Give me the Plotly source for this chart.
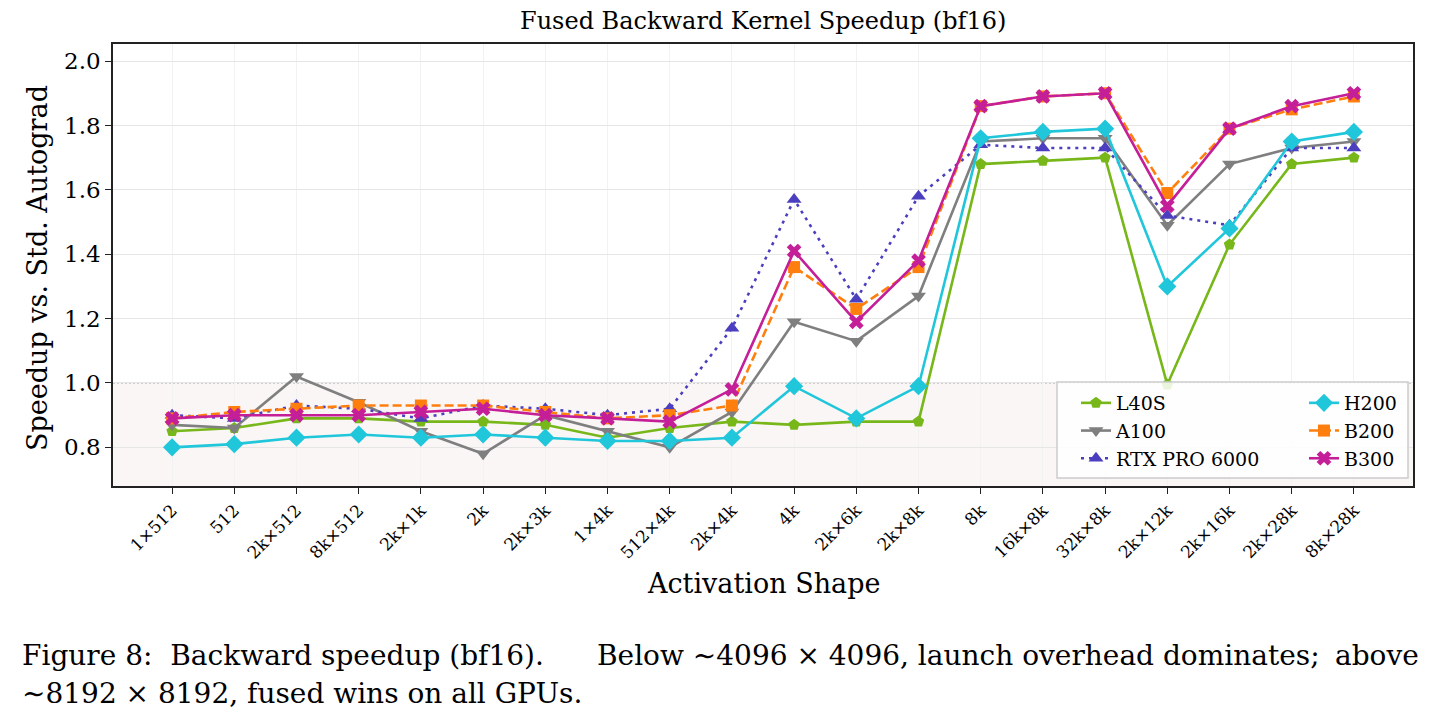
import plotly.graph_objects as go

categories = ["1×512", "512", "2k×512", "8k×512", "2k×1k", "2k", "2k×3k", "1×4k", "512×4k", "2k×4k",
              "4k", "2k×6k", "2k×8k", "8k", "16k×8k", "32k×8k", "2k×12k", "2k×16k", "2k×28k", "8k×28k"]

l40s = [0.85, 0.86, 0.89, 0.89, 0.88, 0.88, 0.87, 0.83, 0.86, 0.88, 0.87, 0.88, 0.88, 1.68, 1.69, 1.70, 0.995, 1.43, 1.68, 1.70]
a100 = [0.87, 0.86, 1.02, 0.94, 0.85, 0.78, 0.90, 0.85, 0.80, 0.91, 1.19, 1.13, 1.27, 1.75, 1.76, 1.76, 1.49, 1.68, 1.73, 1.75]
rtx = [0.90, 0.89, 0.93, 0.92, 0.89, 0.93, 0.92, 0.90, 0.92, 1.17, 1.57, 1.26, 1.58, 1.74, 1.73, 1.73, 1.52, 1.49, 1.73, 1.73]
h200 = [0.80, 0.81, 0.83, 0.84, 0.83, 0.84, 0.83, 0.82, 0.82, 0.83, 0.99, 0.89, 0.99, 1.76, 1.78, 1.79, 1.30, 1.48, 1.75, 1.78]
b200 = [0.89, 0.91, 0.92, 0.93, 0.93, 0.93, 0.91, 0.89, 0.90, 0.93, 1.36, 1.23, 1.36, 1.86, 1.89, 1.90, 1.59, 1.79, 1.85, 1.89]
b300 = [0.89, 0.90, 0.90, 0.90, 0.91, 0.92, 0.90, 0.89, 0.88, 0.98, 1.41, 1.19, 1.38, 1.86, 1.89, 1.90, 1.55, 1.79, 1.86, 1.90]

y_ticks = [0.8, 1.0, 1.2, 1.4, 1.6, 1.8, 2.0]
y_tick_labels = ["0.8", "1.0", "1.2", "1.4", "1.6", "1.8", "2.0"]

title_text = "Fused Backward Kernel Speedup (bf16)"
x_title = "Activation Shape"
y_title = "Speedup vs. Std. Autograd"
caption1a = "Figure 8:  Backward speedup (bf16)."
caption1b = "Below ∼4096 × 4096, launch overhead dominates;"
caption1c = "above"
caption2 = "∼8192 × 8192, fused wins on all GPUs."

W, H = 1437, 727
L, R, T, B = 113, 1413, 44, 486
FONT = "DejaVu Serif"

def px(xp):
    return (xp - L) / (R - L)

def py(yp):
    return (B - yp) / (B - T)

series = [
    ("L40S", l40s, "#78b71a", "pentagon", "solid", 12, "legend"),
    ("A100", a100, "#7f7f7f", "triangle-down", "solid", 13, "legend"),
    ("RTX PRO 6000", rtx, "#4b3fbf", "triangle-up", "3px,5px", 13, "legend"),
    ("H200", h200, "#20c6da", "diamond", "solid", 14, "legend2"),
    ("B200", b200, "#ff7f0e", "square", "9px,4px", 12, "legend2"),
    ("B300", b300, "#c41e98", "x", "solid", 13, "legend2"),
]

fig = go.Figure()
for name, vals, color, sym, dash, msize, lg in series:
    fig.add_trace(go.Scatter(
        x=list(range(len(categories))), y=vals, mode="lines+markers", name=name,
        line=dict(color=color, width=2.6, dash=dash),
        marker=dict(symbol=sym, size=msize, color=color, line=dict(width=0)),
        legend=lg,
    ))

ymin, ymax = 0.68, 2.053
fig.add_shape(type="rect", xref="paper", yref="y", x0=0, x1=1, y0=ymin, y1=1.0,
              fillcolor="#faf6f5", line=dict(width=0), layer="below")
fig.add_shape(type="line", xref="paper", yref="y", x0=0, x1=1, y0=1.0, y1=1.0,
              line=dict(color="#a8a8a8", width=1.2, dash="2px,2px"), layer="below")
fig.add_shape(type="rect", xref="paper", yref="paper", x0=px(1057), x1=px(1408), y0=py(478), y1=py(382),
              fillcolor="rgba(255,255,255,0.85)", line=dict(color="#cccccc", width=1.5), layer="above")

fig.update_layout(
    width=W, height=H,
    margin=dict(l=L, r=W - R, t=T, b=H - B),
    paper_bgcolor="white", plot_bgcolor="white",
    font=dict(family=FONT, color="black"),
    showlegend=True,
    legend=dict(x=px(1076), y=py(384), xanchor="left", yanchor="top", bgcolor="rgba(0,0,0,0)",
                font=dict(size=19, family=FONT), itemwidth=30, tracegroupgap=0),
    legend2=dict(x=px(1304), y=py(384), xanchor="left", yanchor="top", bgcolor="rgba(0,0,0,0)",
                 font=dict(size=19, family=FONT), itemwidth=30, tracegroupgap=0),
    xaxis=dict(
        range=[-0.95, 19.95], tickmode="array", tickvals=list(range(len(categories))), ticktext=categories,
        tickangle=-45, tickfont=dict(size=17, family=FONT), ticks="outside", ticklen=6, tickwidth=1.2,
        tickcolor="#222", showline=True, linecolor="#222", linewidth=1.6, mirror=True,
        showgrid=True, gridcolor="#f2f2f2", gridwidth=1, zeroline=False,
    ),
    yaxis=dict(
        range=[ymin, ymax], tickmode="array", tickvals=y_ticks, ticktext=y_tick_labels,
        tickfont=dict(size=23, family=FONT), ticks="outside", ticklen=6, tickwidth=1.2,
        tickcolor="#222", showline=True, linecolor="#222", linewidth=1.6, mirror=True,
        showgrid=True, gridcolor="#e6e6e6", gridwidth=1, zeroline=False,
    ),
    annotations=[
        dict(text=title_text, xref="paper", yref="paper", x=0.5, y=py(21), xanchor="center", yanchor="middle",
             showarrow=False, font=dict(size=24, family=FONT)),
        dict(text=x_title, xref="paper", yref="paper", x=0.5, y=py(583), xanchor="center", yanchor="middle",
             showarrow=False, font=dict(size=27, family=FONT)),
        dict(text=y_title, xref="paper", yref="paper", x=px(37), y=py(268), xanchor="center", yanchor="middle",
             textangle=-90, showarrow=False, font=dict(size=27, family=FONT)),
        dict(text=caption1a, xref="paper", yref="paper", x=px(20), y=py(655), xanchor="left", yanchor="middle",
             showarrow=False, font=dict(size=28, family=FONT)),
        dict(text=caption1b, xref="paper", yref="paper", x=px(1322), y=py(655), xanchor="right", yanchor="middle",
             showarrow=False, font=dict(size=28, family=FONT)),
        dict(text=caption1c, xref="paper", yref="paper", x=px(1421), y=py(655), xanchor="right", yanchor="middle",
             showarrow=False, font=dict(size=28, family=FONT)),
        dict(text=caption2, xref="paper", yref="paper", x=px(20), y=py(693), xanchor="left", yanchor="middle",
             showarrow=False, font=dict(size=28, family=FONT)),
    ],
)

fig.write_html("out.html")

(EXERCISE DETAILS)
Go through the data above and transcribe it in full, omitting any image.

(SOLUTION BELOW)
Give me the Plotly source for this chart.
import plotly.graph_objects as go

categories = ["1×512", "512", "2k×512", "8k×512", "2k×1k", "2k", "2k×3k", "1×4k", "512×4k", "2k×4k",
              "4k", "2k×6k", "2k×8k", "8k", "16k×8k", "32k×8k", "2k×12k", "2k×16k", "2k×28k", "8k×28k"]

l40s = [0.85, 0.86, 0.89, 0.89, 0.88, 0.88, 0.87, 0.83, 0.86, 0.88, 0.87, 0.88, 0.88, 1.68, 1.69, 1.70, 0.995, 1.43, 1.68, 1.70]
a100 = [0.87, 0.86, 1.02, 0.94, 0.85, 0.78, 0.90, 0.85, 0.80, 0.91, 1.19, 1.13, 1.27, 1.75, 1.76, 1.76, 1.49, 1.68, 1.73, 1.75]
rtx = [0.90, 0.89, 0.93, 0.92, 0.89, 0.93, 0.92, 0.90, 0.92, 1.17, 1.57, 1.26, 1.58, 1.74, 1.73, 1.73, 1.52, 1.49, 1.73, 1.73]
h200 = [0.80, 0.81, 0.83, 0.84, 0.83, 0.84, 0.83, 0.82, 0.82, 0.83, 0.99, 0.89, 0.99, 1.76, 1.78, 1.79, 1.30, 1.48, 1.75, 1.78]
b200 = [0.89, 0.91, 0.92, 0.93, 0.93, 0.93, 0.91, 0.89, 0.90, 0.93, 1.36, 1.23, 1.36, 1.86, 1.89, 1.90, 1.59, 1.79, 1.85, 1.89]
b300 = [0.89, 0.90, 0.90, 0.90, 0.91, 0.92, 0.90, 0.89, 0.88, 0.98, 1.41, 1.19, 1.38, 1.86, 1.89, 1.90, 1.55, 1.79, 1.86, 1.90]

y_ticks = [0.8, 1.0, 1.2, 1.4, 1.6, 1.8, 2.0]
y_tick_labels = ["0.8", "1.0", "1.2", "1.4", "1.6", "1.8", "2.0"]

title_text = "Fused Backward Kernel Speedup (bf16)"
x_title = "Activation Shape"
y_title = "Speedup vs. Std. Autograd"
caption1a = "Figure 8:  Backward speedup (bf16)."
caption1b = "Below ∼4096 × 4096, launch overhead dominates;"
caption1c = "above"
caption2 = "∼8192 × 8192, fused wins on all GPUs."

W, H = 1437, 727
L, R, T, B = 113, 1413, 44, 486
FONT = "DejaVu Serif"

def px(xp):
    return (xp - L) / (R - L)

def py(yp):
    return (B - yp) / (B - T)

series = [
    ("L40S", l40s, "#78b71a", "pentagon", "solid", 12, "legend"),
    ("A100", a100, "#7f7f7f", "triangle-down", "solid", 13, "legend"),
    ("RTX PRO 6000", rtx, "#4b3fbf", "triangle-up", "3px,5px", 13, "legend"),
    ("H200", h200, "#20c6da", "diamond", "solid", 14, "legend2"),
    ("B200", b200, "#ff7f0e", "square", "9px,4px", 12, "legend2"),
    ("B300", b300, "#c41e98", "x", "solid", 13, "legend2"),
]

fig = go.Figure()
for name, vals, color, sym, dash, msize, lg in series:
    fig.add_trace(go.Scatter(
        x=list(range(len(categories))), y=vals, mode="lines+markers", name=name,
        line=dict(color=color, width=2.6, dash=dash),
        marker=dict(symbol=sym, size=msize, color=color, line=dict(width=0)),
        legend=lg,
    ))

ymin, ymax = 0.68, 2.053
fig.add_shape(type="rect", xref="paper", yref="y", x0=0, x1=1, y0=ymin, y1=1.0,
              fillcolor="#faf6f5", line=dict(width=0), layer="below")
fig.add_shape(type="line", xref="paper", yref="y", x0=0, x1=1, y0=1.0, y1=1.0,
              line=dict(color="#a8a8a8", width=1.2, dash="2px,2px"), layer="below")
fig.add_shape(type="rect", xref="paper", yref="paper", x0=px(1057), x1=px(1408), y0=py(478), y1=py(382),
              fillcolor="rgba(255,255,255,0.85)", line=dict(color="#cccccc", width=1.5), layer="above")

fig.update_layout(
    width=W, height=H,
    margin=dict(l=L, r=W - R, t=T, b=H - B),
    paper_bgcolor="white", plot_bgcolor="white",
    font=dict(family=FONT, color="black"),
    showlegend=True,
    legend=dict(x=px(1076), y=py(384), xanchor="left", yanchor="top", bgcolor="rgba(0,0,0,0)",
                font=dict(size=19, family=FONT), itemwidth=30, tracegroupgap=0),
    legend2=dict(x=px(1304), y=py(384), xanchor="left", yanchor="top", bgcolor="rgba(0,0,0,0)",
                 font=dict(size=19, family=FONT), itemwidth=30, tracegroupgap=0),
    xaxis=dict(
        range=[-0.95, 19.95], tickmode="array", tickvals=list(range(len(categories))), ticktext=categories,
        tickangle=-45, tickfont=dict(size=17, family=FONT), ticks="outside", ticklen=6, tickwidth=1.2,
        tickcolor="#222", showline=True, linecolor="#222", linewidth=1.6, mirror=True,
        showgrid=True, gridcolor="#f2f2f2", gridwidth=1, zeroline=False,
    ),
    yaxis=dict(
        range=[ymin, ymax], tickmode="array", tickvals=y_ticks, ticktext=y_tick_labels,
        tickfont=dict(size=23, family=FONT), ticks="outside", ticklen=6, tickwidth=1.2,
        tickcolor="#222", showline=True, linecolor="#222", linewidth=1.6, mirror=True,
        showgrid=True, gridcolor="#e6e6e6", gridwidth=1, zeroline=False,
    ),
    annotations=[
        dict(text=title_text, xref="paper", yref="paper", x=0.5, y=py(21), xanchor="center", yanchor="middle",
             showarrow=False, font=dict(size=24, family=FONT)),
        dict(text=x_title, xref="paper", yref="paper", x=0.5, y=py(583), xanchor="center", yanchor="middle",
             showarrow=False, font=dict(size=27, family=FONT)),
        dict(text=y_title, xref="paper", yref="paper", x=px(37), y=py(268), xanchor="center", yanchor="middle",
             textangle=-90, showarrow=False, font=dict(size=27, family=FONT)),
        dict(text=caption1a, xref="paper", yref="paper", x=px(20), y=py(655), xanchor="left", yanchor="middle",
             showarrow=False, font=dict(size=28, family=FONT)),
        dict(text=caption1b, xref="paper", yref="paper", x=px(1322), y=py(655), xanchor="right", yanchor="middle",
             showarrow=False, font=dict(size=28, family=FONT)),
        dict(text=caption1c, xref="paper", yref="paper", x=px(1421), y=py(655), xanchor="right", yanchor="middle",
             showarrow=False, font=dict(size=28, family=FONT)),
        dict(text=caption2, xref="paper", yref="paper", x=px(20), y=py(693), xanchor="left", yanchor="middle",
             showarrow=False, font=dict(size=28, family=FONT)),
    ],
)

fig.write_html("out.html")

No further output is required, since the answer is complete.